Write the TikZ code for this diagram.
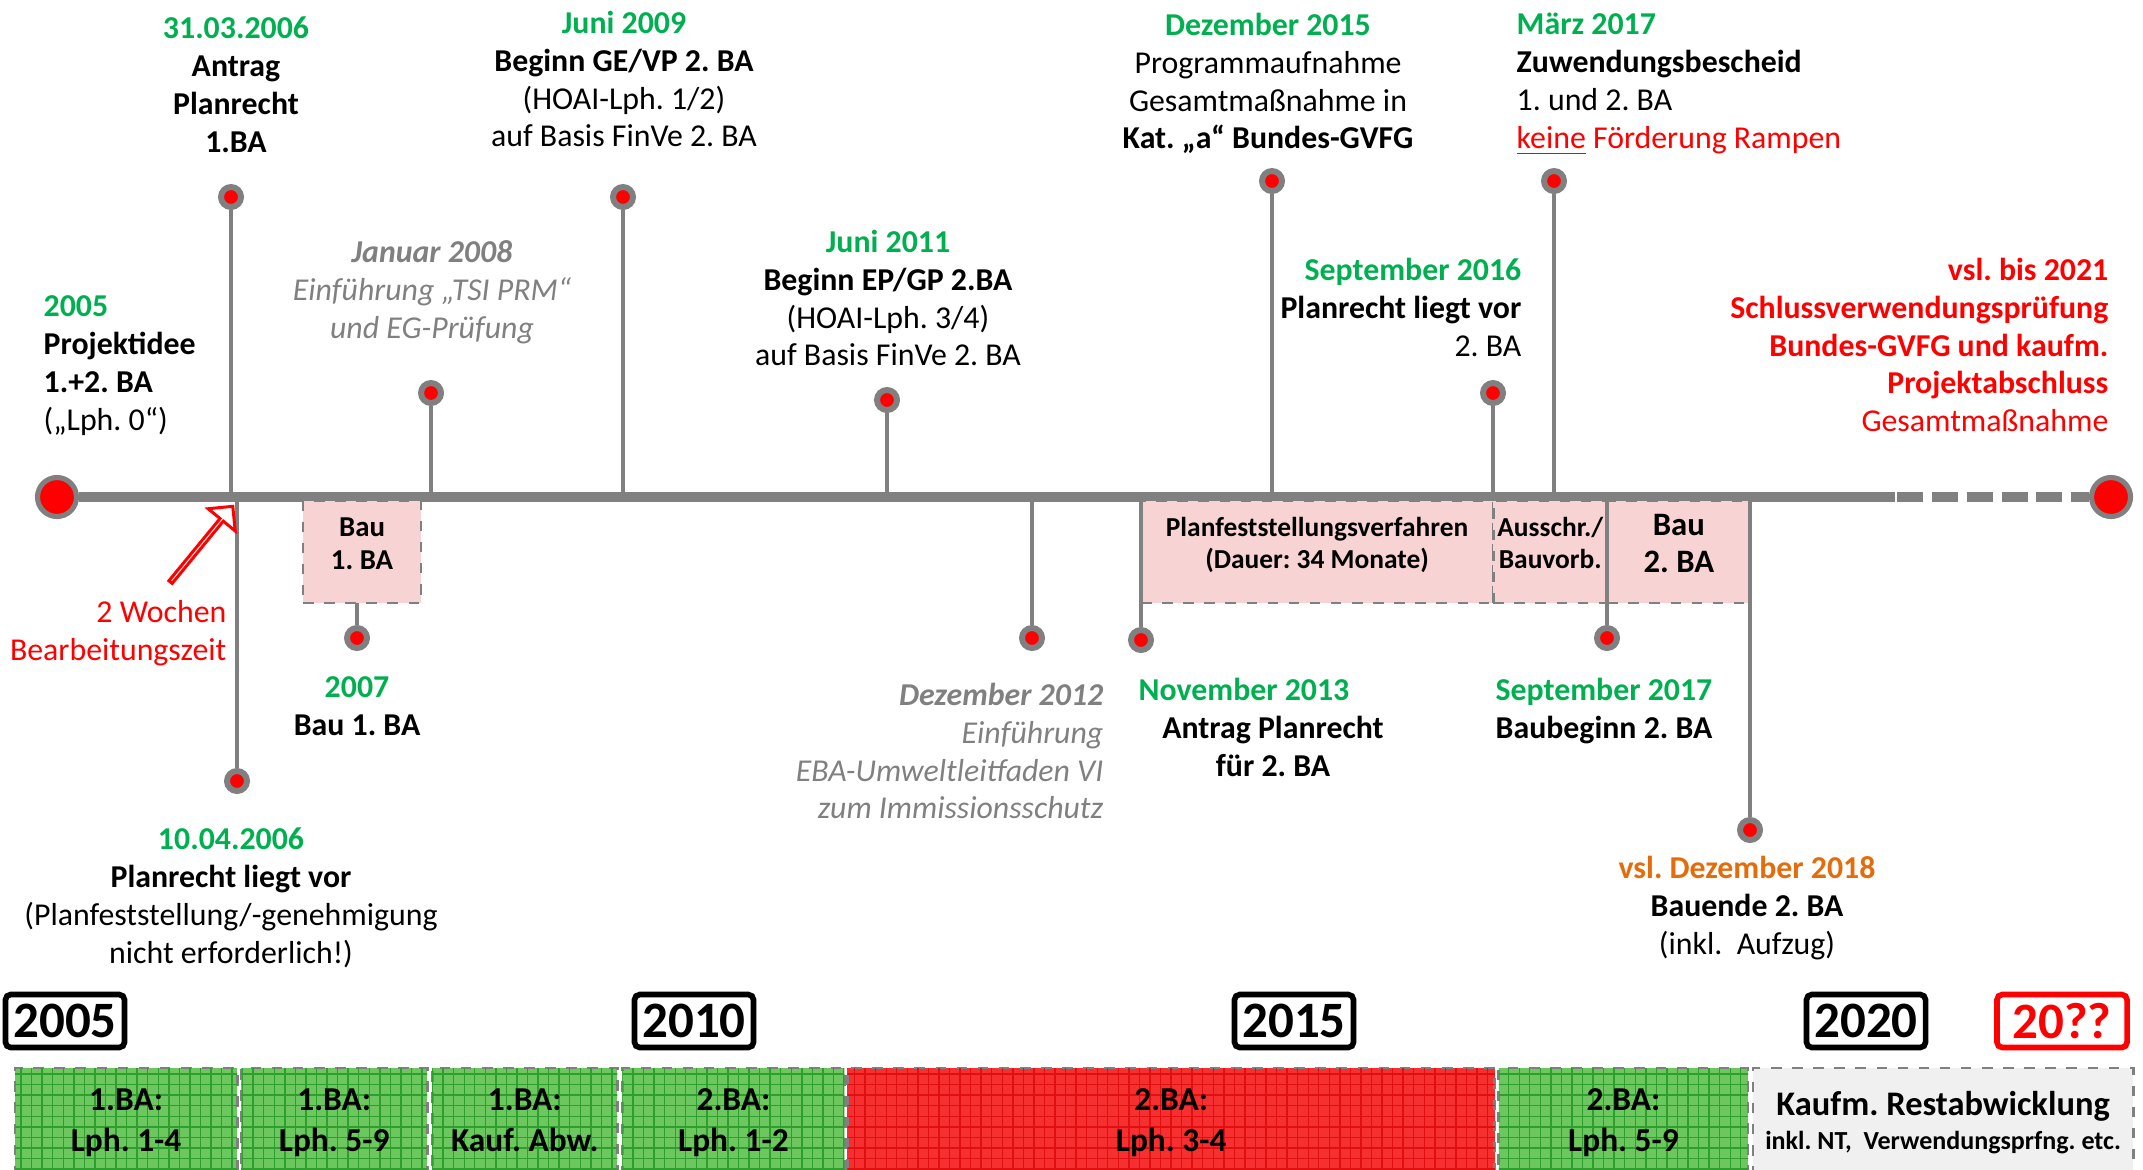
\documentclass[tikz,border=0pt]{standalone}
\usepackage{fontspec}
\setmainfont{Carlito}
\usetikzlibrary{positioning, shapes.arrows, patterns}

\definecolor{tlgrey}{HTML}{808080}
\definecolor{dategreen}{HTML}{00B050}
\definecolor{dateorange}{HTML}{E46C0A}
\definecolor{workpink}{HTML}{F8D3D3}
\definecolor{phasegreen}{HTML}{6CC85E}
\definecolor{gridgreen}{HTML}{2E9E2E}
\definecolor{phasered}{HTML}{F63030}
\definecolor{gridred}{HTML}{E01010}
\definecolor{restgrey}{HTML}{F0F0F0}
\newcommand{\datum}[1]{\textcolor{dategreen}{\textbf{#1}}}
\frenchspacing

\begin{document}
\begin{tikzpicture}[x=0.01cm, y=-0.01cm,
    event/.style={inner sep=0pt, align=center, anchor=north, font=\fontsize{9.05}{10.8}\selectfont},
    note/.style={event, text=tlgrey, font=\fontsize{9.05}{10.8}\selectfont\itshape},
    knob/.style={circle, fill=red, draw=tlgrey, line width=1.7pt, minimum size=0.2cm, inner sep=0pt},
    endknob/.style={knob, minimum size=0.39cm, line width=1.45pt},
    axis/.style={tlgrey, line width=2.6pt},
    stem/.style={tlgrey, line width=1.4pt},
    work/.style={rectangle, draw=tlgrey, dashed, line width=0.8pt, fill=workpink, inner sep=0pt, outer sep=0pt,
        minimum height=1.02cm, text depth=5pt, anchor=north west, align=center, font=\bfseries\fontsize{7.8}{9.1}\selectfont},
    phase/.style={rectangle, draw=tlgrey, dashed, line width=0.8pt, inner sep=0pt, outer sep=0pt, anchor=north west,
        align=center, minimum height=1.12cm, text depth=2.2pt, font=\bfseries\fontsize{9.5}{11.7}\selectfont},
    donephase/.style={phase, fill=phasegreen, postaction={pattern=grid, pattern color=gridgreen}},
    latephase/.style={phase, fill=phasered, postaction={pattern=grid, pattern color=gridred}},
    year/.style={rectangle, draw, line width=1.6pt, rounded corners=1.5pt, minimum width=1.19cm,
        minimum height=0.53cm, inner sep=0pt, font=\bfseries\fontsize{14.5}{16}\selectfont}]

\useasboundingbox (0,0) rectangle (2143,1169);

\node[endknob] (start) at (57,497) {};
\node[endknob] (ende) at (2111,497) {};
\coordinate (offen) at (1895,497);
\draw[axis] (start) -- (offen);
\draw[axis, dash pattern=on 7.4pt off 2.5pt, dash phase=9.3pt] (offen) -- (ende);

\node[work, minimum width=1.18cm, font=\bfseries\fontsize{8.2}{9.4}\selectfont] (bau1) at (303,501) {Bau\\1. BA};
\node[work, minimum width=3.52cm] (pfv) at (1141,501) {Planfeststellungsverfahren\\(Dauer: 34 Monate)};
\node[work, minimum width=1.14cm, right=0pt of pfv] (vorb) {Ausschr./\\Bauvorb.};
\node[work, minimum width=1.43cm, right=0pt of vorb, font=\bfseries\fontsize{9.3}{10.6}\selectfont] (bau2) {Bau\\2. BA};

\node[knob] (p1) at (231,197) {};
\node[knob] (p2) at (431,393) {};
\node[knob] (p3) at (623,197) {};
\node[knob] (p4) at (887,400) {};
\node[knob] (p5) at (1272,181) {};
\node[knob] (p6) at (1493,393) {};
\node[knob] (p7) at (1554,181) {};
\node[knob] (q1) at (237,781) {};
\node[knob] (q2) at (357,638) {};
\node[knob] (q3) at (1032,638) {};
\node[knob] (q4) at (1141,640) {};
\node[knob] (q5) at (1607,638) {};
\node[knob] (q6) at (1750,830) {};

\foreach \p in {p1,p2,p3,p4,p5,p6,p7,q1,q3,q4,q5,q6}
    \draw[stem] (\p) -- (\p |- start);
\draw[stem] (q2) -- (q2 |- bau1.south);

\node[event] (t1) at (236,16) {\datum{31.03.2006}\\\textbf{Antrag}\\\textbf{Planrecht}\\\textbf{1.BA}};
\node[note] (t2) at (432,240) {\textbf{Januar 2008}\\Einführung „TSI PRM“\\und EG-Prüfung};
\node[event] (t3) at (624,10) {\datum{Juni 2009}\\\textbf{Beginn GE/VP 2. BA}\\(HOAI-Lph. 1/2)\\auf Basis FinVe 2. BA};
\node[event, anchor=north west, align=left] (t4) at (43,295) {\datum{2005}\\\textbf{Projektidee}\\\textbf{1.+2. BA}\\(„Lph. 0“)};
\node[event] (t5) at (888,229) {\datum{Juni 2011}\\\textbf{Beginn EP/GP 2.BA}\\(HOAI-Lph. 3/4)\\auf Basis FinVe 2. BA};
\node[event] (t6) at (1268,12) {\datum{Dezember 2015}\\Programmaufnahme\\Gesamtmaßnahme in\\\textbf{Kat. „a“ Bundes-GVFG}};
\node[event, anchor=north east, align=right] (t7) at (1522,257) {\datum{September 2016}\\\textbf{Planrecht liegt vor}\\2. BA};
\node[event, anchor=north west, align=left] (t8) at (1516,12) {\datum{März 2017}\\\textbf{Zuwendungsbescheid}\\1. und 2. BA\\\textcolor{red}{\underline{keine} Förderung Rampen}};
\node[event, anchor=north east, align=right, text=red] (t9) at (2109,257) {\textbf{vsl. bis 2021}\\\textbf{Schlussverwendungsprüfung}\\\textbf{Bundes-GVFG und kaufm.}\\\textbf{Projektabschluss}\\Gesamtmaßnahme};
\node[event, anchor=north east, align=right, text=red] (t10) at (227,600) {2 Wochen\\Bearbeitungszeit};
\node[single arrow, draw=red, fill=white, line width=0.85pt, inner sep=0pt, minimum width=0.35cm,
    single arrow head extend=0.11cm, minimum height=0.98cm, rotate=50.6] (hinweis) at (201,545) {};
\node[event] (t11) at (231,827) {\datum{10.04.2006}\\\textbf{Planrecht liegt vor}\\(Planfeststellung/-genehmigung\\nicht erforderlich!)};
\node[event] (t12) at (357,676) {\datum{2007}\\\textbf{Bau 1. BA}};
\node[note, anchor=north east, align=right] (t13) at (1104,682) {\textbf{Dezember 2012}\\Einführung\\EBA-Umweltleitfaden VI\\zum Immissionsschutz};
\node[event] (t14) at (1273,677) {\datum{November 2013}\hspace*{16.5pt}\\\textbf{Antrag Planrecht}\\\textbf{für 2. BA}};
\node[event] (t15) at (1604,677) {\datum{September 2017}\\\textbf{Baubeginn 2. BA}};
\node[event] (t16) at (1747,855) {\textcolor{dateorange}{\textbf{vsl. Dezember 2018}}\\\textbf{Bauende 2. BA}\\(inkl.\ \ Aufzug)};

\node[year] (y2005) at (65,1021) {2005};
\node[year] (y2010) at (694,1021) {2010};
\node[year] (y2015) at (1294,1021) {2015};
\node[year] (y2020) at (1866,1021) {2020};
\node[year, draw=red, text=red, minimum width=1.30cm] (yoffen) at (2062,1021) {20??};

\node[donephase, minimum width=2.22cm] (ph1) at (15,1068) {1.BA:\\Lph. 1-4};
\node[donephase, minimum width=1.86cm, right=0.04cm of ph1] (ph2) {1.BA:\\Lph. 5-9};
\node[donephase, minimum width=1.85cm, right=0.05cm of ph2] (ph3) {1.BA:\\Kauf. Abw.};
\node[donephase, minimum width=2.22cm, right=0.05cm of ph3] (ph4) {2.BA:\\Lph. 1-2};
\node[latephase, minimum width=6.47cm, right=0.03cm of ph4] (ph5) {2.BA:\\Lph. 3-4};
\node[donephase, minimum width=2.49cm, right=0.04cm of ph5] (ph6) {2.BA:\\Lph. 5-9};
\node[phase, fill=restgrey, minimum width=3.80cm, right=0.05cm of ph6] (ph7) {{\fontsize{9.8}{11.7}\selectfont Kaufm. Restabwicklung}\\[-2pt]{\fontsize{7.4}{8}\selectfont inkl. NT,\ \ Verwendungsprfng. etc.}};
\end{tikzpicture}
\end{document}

______

◆ **WRITTEN INSTRUCTION**:
Repeat the lines exactly as they stand, from the opening line of the data through the line with "(0,0) rectangle (2143,1169);". Pictures stay out of the copy.

◆ **OUTPUT**:
Write the TikZ code for this diagram.
\documentclass[tikz,border=0pt]{standalone}
\usepackage{fontspec}
\setmainfont{Carlito}
\usetikzlibrary{positioning, shapes.arrows, patterns}

\definecolor{tlgrey}{HTML}{808080}
\definecolor{dategreen}{HTML}{00B050}
\definecolor{dateorange}{HTML}{E46C0A}
\definecolor{workpink}{HTML}{F8D3D3}
\definecolor{phasegreen}{HTML}{6CC85E}
\definecolor{gridgreen}{HTML}{2E9E2E}
\definecolor{phasered}{HTML}{F63030}
\definecolor{gridred}{HTML}{E01010}
\definecolor{restgrey}{HTML}{F0F0F0}
\newcommand{\datum}[1]{\textcolor{dategreen}{\textbf{#1}}}
\frenchspacing

\begin{document}
\begin{tikzpicture}[x=0.01cm, y=-0.01cm,
    event/.style={inner sep=0pt, align=center, anchor=north, font=\fontsize{9.05}{10.8}\selectfont},
    note/.style={event, text=tlgrey, font=\fontsize{9.05}{10.8}\selectfont\itshape},
    knob/.style={circle, fill=red, draw=tlgrey, line width=1.7pt, minimum size=0.2cm, inner sep=0pt},
    endknob/.style={knob, minimum size=0.39cm, line width=1.45pt},
    axis/.style={tlgrey, line width=2.6pt},
    stem/.style={tlgrey, line width=1.4pt},
    work/.style={rectangle, draw=tlgrey, dashed, line width=0.8pt, fill=workpink, inner sep=0pt, outer sep=0pt,
        minimum height=1.02cm, text depth=5pt, anchor=north west, align=center, font=\bfseries\fontsize{7.8}{9.1}\selectfont},
    phase/.style={rectangle, draw=tlgrey, dashed, line width=0.8pt, inner sep=0pt, outer sep=0pt, anchor=north west,
        align=center, minimum height=1.12cm, text depth=2.2pt, font=\bfseries\fontsize{9.5}{11.7}\selectfont},
    donephase/.style={phase, fill=phasegreen, postaction={pattern=grid, pattern color=gridgreen}},
    latephase/.style={phase, fill=phasered, postaction={pattern=grid, pattern color=gridred}},
    year/.style={rectangle, draw, line width=1.6pt, rounded corners=1.5pt, minimum width=1.19cm,
        minimum height=0.53cm, inner sep=0pt, font=\bfseries\fontsize{14.5}{16}\selectfont}]

\useasboundingbox (0,0) rectangle (2143,1169);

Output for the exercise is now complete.